(Rows from a dataset of charts and code)
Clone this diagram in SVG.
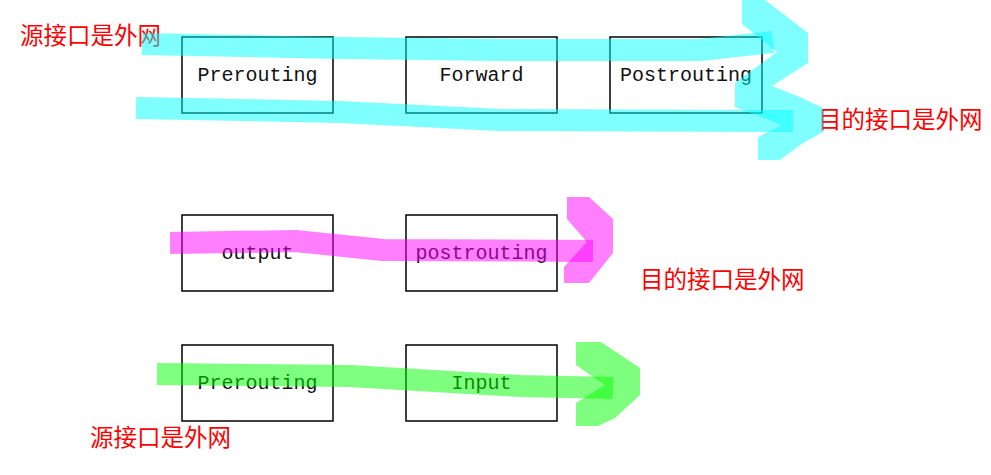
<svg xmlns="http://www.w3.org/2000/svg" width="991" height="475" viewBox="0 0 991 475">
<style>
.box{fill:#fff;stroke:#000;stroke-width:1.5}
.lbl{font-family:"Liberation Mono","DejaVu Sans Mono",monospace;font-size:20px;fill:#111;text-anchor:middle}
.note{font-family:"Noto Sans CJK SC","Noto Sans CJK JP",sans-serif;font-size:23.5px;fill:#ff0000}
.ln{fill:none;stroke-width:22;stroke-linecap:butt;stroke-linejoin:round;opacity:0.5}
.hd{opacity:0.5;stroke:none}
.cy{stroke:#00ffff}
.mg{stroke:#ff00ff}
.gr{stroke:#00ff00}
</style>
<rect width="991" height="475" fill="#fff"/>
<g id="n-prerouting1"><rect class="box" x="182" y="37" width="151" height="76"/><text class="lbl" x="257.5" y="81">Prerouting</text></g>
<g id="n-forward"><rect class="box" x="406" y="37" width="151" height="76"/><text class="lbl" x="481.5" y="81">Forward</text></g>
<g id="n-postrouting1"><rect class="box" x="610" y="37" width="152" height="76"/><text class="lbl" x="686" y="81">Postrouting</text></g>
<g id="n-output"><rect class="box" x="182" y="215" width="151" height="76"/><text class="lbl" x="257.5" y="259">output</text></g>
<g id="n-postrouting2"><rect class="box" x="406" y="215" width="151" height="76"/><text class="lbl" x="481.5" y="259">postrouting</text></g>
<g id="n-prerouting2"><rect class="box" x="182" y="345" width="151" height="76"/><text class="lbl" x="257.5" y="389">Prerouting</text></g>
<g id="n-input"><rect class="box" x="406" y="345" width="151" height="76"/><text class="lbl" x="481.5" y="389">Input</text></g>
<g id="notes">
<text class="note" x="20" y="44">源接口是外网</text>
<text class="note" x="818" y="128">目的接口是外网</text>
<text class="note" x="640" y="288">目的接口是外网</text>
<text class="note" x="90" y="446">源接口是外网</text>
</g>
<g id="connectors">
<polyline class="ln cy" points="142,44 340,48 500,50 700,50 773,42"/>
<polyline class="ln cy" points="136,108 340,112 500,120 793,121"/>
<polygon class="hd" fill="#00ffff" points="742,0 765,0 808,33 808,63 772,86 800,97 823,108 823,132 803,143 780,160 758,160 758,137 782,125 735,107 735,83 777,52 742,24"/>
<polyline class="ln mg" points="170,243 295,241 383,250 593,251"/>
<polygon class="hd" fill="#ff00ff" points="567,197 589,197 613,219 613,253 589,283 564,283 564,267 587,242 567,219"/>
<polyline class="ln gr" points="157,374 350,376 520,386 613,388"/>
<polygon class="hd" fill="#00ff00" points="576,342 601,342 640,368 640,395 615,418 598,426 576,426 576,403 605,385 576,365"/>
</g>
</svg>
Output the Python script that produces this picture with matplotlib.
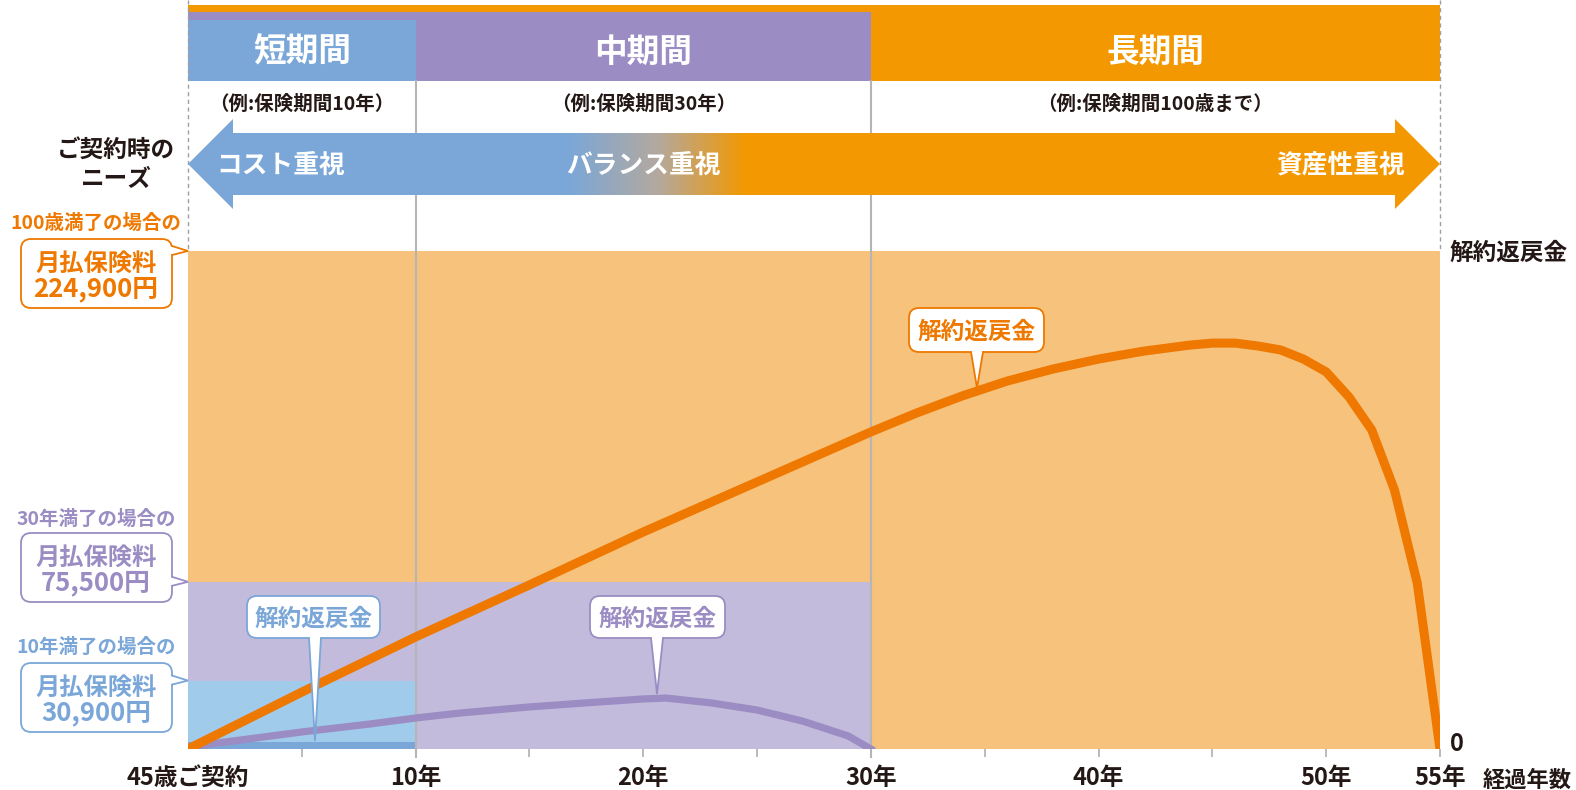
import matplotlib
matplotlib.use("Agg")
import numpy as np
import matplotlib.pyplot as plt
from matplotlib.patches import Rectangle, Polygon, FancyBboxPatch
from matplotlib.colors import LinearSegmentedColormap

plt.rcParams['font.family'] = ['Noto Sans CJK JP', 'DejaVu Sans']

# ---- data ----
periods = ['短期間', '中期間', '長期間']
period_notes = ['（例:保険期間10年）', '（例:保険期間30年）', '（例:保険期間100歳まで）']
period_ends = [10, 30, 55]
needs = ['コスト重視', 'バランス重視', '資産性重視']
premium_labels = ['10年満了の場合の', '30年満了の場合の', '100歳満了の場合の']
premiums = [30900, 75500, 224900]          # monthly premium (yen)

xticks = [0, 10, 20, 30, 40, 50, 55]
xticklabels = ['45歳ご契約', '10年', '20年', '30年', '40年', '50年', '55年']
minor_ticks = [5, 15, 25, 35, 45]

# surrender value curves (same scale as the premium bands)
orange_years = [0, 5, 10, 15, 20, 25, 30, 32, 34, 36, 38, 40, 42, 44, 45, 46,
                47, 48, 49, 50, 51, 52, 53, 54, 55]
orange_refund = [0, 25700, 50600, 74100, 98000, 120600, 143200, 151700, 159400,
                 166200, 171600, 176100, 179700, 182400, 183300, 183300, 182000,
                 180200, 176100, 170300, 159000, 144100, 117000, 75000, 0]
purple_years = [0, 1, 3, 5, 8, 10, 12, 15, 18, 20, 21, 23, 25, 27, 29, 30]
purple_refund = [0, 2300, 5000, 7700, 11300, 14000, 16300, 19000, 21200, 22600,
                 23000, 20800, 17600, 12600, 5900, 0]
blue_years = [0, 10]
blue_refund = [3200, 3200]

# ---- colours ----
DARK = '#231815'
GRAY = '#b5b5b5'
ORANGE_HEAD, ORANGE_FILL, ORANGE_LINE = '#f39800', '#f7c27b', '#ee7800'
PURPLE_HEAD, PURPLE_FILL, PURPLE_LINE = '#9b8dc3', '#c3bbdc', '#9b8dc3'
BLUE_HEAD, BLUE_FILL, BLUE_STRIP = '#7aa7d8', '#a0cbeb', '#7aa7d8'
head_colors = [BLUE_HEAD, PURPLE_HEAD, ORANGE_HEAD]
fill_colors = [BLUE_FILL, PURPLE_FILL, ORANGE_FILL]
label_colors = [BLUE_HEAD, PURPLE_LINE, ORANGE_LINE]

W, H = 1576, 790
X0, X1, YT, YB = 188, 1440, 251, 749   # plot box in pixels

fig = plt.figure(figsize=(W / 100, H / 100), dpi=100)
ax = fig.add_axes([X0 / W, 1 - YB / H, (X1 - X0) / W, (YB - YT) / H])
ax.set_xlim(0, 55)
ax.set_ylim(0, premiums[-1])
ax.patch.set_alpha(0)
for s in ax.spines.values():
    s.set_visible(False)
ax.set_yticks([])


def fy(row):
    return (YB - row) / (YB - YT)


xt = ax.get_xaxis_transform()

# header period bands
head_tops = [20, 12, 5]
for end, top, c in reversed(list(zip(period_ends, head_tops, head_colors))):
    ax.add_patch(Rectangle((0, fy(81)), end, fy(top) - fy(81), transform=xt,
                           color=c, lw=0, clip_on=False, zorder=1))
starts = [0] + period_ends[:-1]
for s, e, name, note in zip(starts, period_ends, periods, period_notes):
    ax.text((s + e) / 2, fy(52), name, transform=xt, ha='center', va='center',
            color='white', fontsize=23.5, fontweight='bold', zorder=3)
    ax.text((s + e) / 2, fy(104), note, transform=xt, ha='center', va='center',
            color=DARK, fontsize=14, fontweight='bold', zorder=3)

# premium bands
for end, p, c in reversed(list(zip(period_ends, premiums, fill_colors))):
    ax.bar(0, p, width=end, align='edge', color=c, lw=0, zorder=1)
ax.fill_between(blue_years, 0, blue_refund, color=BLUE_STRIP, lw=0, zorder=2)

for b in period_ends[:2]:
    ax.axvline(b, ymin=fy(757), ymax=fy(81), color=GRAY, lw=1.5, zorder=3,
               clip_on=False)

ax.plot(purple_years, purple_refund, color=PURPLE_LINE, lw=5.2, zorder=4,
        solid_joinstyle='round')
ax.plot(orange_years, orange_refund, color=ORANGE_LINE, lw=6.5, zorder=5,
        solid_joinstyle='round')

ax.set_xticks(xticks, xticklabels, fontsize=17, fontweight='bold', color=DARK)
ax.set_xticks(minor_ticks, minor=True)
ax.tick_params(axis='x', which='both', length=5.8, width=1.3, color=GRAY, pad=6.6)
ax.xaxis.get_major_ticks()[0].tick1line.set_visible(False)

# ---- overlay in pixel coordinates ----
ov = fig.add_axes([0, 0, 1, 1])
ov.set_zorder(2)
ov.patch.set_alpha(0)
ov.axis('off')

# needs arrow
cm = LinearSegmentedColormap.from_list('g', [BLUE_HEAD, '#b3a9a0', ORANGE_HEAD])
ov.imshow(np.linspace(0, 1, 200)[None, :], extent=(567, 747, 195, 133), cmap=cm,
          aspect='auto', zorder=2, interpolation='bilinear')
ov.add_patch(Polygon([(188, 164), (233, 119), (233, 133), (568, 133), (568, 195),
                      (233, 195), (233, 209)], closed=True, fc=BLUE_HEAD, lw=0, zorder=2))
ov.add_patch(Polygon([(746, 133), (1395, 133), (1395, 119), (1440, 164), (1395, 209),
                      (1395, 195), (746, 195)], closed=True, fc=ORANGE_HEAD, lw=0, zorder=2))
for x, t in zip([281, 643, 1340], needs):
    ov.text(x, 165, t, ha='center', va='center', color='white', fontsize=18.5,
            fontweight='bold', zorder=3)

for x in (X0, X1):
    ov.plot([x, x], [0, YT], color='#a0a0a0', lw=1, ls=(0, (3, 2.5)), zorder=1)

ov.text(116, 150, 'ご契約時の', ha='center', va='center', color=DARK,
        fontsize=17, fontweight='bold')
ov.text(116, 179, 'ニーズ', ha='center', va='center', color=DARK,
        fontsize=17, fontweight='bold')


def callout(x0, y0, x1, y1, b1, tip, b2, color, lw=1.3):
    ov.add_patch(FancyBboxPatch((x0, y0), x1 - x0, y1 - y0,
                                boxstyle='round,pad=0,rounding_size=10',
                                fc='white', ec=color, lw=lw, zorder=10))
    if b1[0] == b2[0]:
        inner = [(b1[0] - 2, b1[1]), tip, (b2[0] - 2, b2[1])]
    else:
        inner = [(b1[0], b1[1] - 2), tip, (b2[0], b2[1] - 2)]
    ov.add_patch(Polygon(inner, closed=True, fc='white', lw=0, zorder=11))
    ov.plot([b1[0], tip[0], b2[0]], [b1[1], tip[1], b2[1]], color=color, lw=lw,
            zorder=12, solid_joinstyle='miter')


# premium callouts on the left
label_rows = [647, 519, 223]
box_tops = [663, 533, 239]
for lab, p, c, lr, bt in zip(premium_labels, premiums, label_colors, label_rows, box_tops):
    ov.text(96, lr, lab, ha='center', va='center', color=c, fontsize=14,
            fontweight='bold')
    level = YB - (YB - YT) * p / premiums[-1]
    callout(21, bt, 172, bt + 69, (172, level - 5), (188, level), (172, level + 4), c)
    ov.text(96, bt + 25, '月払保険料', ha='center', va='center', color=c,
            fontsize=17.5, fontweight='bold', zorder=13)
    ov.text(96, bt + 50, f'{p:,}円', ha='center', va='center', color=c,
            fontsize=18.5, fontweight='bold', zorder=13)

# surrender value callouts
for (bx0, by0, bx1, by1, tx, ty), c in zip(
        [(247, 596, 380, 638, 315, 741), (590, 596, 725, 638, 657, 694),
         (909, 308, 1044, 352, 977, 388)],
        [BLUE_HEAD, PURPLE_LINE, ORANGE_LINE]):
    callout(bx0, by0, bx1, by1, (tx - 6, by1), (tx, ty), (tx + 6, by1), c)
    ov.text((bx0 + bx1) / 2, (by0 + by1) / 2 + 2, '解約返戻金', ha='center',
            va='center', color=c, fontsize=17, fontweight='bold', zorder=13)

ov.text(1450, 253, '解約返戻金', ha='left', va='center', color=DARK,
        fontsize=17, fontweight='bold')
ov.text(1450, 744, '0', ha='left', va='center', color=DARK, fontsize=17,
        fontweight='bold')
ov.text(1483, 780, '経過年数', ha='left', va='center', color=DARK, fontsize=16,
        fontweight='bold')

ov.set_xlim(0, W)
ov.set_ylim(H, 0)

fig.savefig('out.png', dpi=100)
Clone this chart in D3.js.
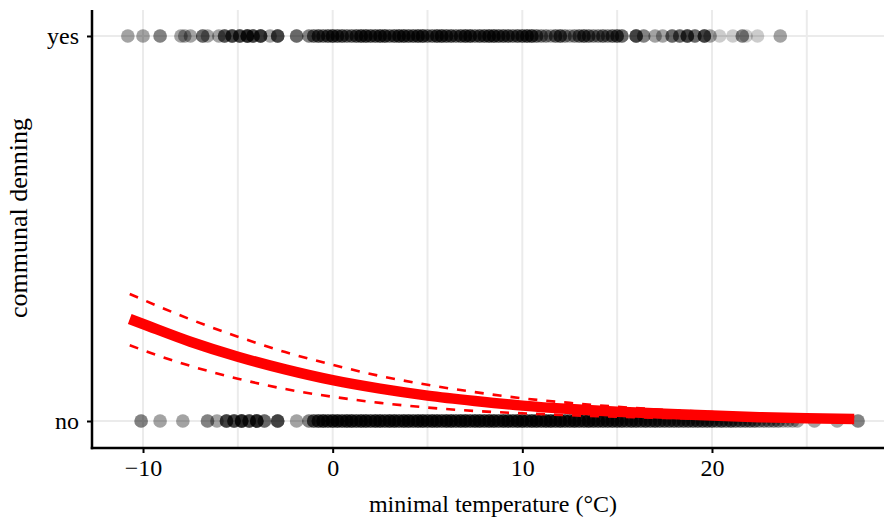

** Task objective **
Please quote only the span of lines whose first line contains "Output the Python" and whose last line contains "minor_ticks = [5, 15, 25, 35, 45]", leaving every picture out.

** Answer for the task **
Output the Python script that produces this picture with matplotlib.
import matplotlib
matplotlib.use("Agg")
import numpy as np
import matplotlib.pyplot as plt
from matplotlib.patches import Rectangle, Polygon, FancyBboxPatch
from matplotlib.colors import LinearSegmentedColormap

plt.rcParams['font.family'] = ['Noto Sans CJK JP', 'DejaVu Sans']

# ---- data ----
periods = ['短期間', '中期間', '長期間']
period_notes = ['（例:保険期間10年）', '（例:保険期間30年）', '（例:保険期間100歳まで）']
period_ends = [10, 30, 55]
needs = ['コスト重視', 'バランス重視', '資産性重視']
premium_labels = ['10年満了の場合の', '30年満了の場合の', '100歳満了の場合の']
premiums = [30900, 75500, 224900]          # monthly premium (yen)

xticks = [0, 10, 20, 30, 40, 50, 55]
xticklabels = ['45歳ご契約', '10年', '20年', '30年', '40年', '50年', '55年']
minor_ticks = [5, 15, 25, 35, 45]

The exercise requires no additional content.